Nesta instalação que chamo de instalação compartilhada, o publico compartilhou a performance escrevendo seus sonhos nos papeis e penduraram nos pregos da instalação...
Ate o final da exposição os visitantes poderam participar com seus sonhos...
conselheiro de cultura e o artista plástico Ubiratan Fernandes
Canela, Rio Grande do Sul, Solar Azul do Galo Cantante, março de 2014.
Numa manhã de domingo, daquelas em que o sol prevê o outono, visito o ateliê da artista Kira Luá (São Paulo/SP, 1963). Localizado no sopé do Parque das Sequóias, o lugar exala inspiração por todos os lados. Singelas e coloridas habitações são rodeadas de jardins e esculturas, que compõem a camuflagem caleidoscópica desta paisagem.
O convite para conhecer este recanto da artista chegou recentemente, a propósito da exposição OS PREGOS SERVEM PARA PENDURAR COISAS E PRENDER SONHOS..., selecionada pelo edital do IV Prêmio do Instituto Estadual de Artes Visuais / IEAVi – distinto concurso público para a divulgação e valorização da produção artística contemporânea do Rio Grande do Sul – que esperamos seja tão duradouro, quanto a qualidade dos seus artistas.

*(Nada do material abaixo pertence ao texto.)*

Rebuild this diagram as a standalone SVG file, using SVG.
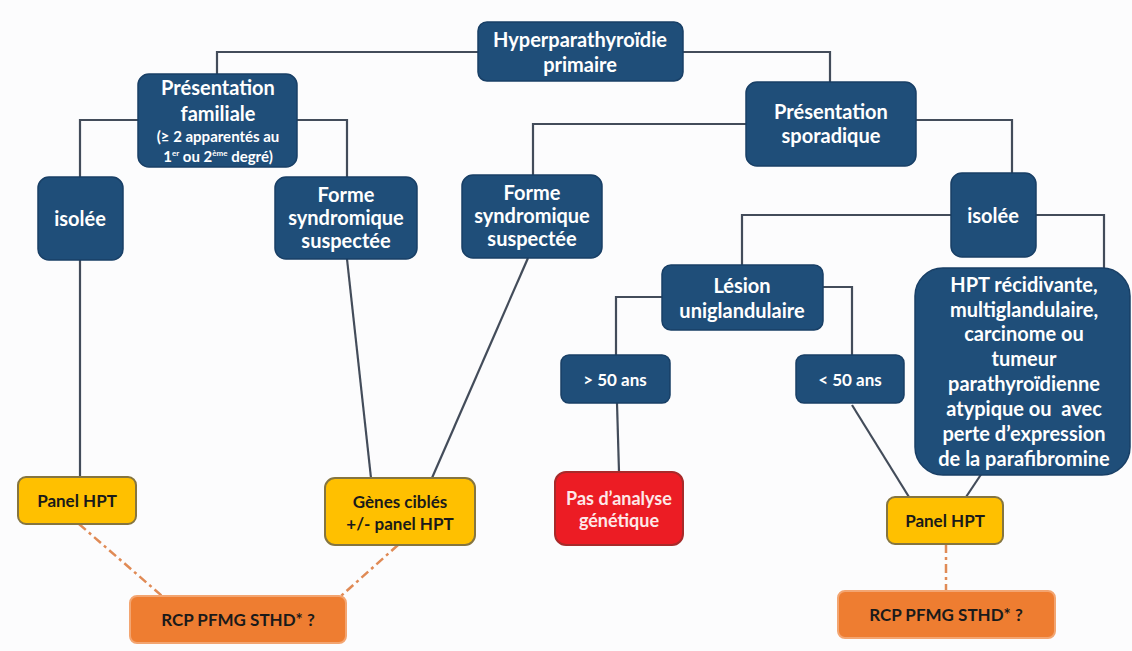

No entanto, nosso primeiro contato foi em janeiro de 2011, quando o Museu de Arte Contemporânea do Rio Grande do Sul / MACRS − ao qual tive o privilégio de servir − organizou um Leilão de Arte Contemporânea, em prol da cidade gaúcha de São Lourenço do Sul, arruinada pelas fortes chuvas de verão daquele início de ano, para o qual a artista doou uma obra. Neste ato inaugural da nossa amizade, iniciei a observar e perceber, embora ainda sem a merecida atenção, o espírito criativo e engajado da artista. Em especial, a partir da nascente série batizada de “Seres Imaginários”.
Todavia, estas fantásticas criaturas multicoloridas são uma parte do universo subjetivo em que habitam as obras de Kira Luá. Filha de pai francês e mãe chinesa, casada com o escultor italiano Mario Palermo e mãe de dois filhos, é formada em arte educação pela Fundação Armando Alvares Penteado - FAAP (São Paulo, 1985), com especialização em arte terapia e complementação em educação ambiental. Porém, antes de ser artista, desde sua adolescência, Kira já sonhava com a ideia de viver em meio à exuberância da natureza (pausa para observar uma grande borboleta branca, que se alimenta com tranqüilidade da polpa de um caqui vermelho, explodido no chão verde do pomar da artista).
A diversidade da sua origem étnica já revela muito da sua generosa herança humana, do gosto de provar o mundo a sua volta, de experimentar, atavicamente, as forças vivas que a constituem − da minúscula fécula de uma raiz, avançando pelo calcário de conchas e areias que formam há milênios o solo terrestre, de onde também extrai o barro que faz brotar suas formas artísticas, até a solidez das rochas, cujos volumes aparentemente inertes, são provocados pelo seu olhar ao desafio da gravidade. Tudo são sedimento e construção no trabalho da artista.
Em algum momento deste inventivo percurso, Kira interrompe sua seqüência narrativa para contar que as pedras dançam... Pensativo, ouço o zumbido das abelhas que ocupam a copa de uma frondosa árvore ali perto. Seria ao som da floresta que os espera? Deduzo. Provavelmente, pois é intenção confessa da artista animar tais formas caminhantes por todos os lados deste idílico local. Lê-se em uma das suas caixas um haiku:
as pedras ficaram
penduradas ao vento
elas dançam
O que podemos achar deste trabalho de que estamos diante agora, senão que está carregado de um sentimento libertário e corajoso que edifica a obra da artista e o ser humano que a compartilha. Uma exposição fotográfica dentro do tema e um ato performático completam a instalação, na qual dispensa acessórios hodiernos em alguns pregos que os servem na sua banal utilidade, enquanto outros ficam livres para igualmente “dançar” ao som do músico Roger Coicev, a espera de encabeçar desejos, poemas e sonhos do público ao seu redor.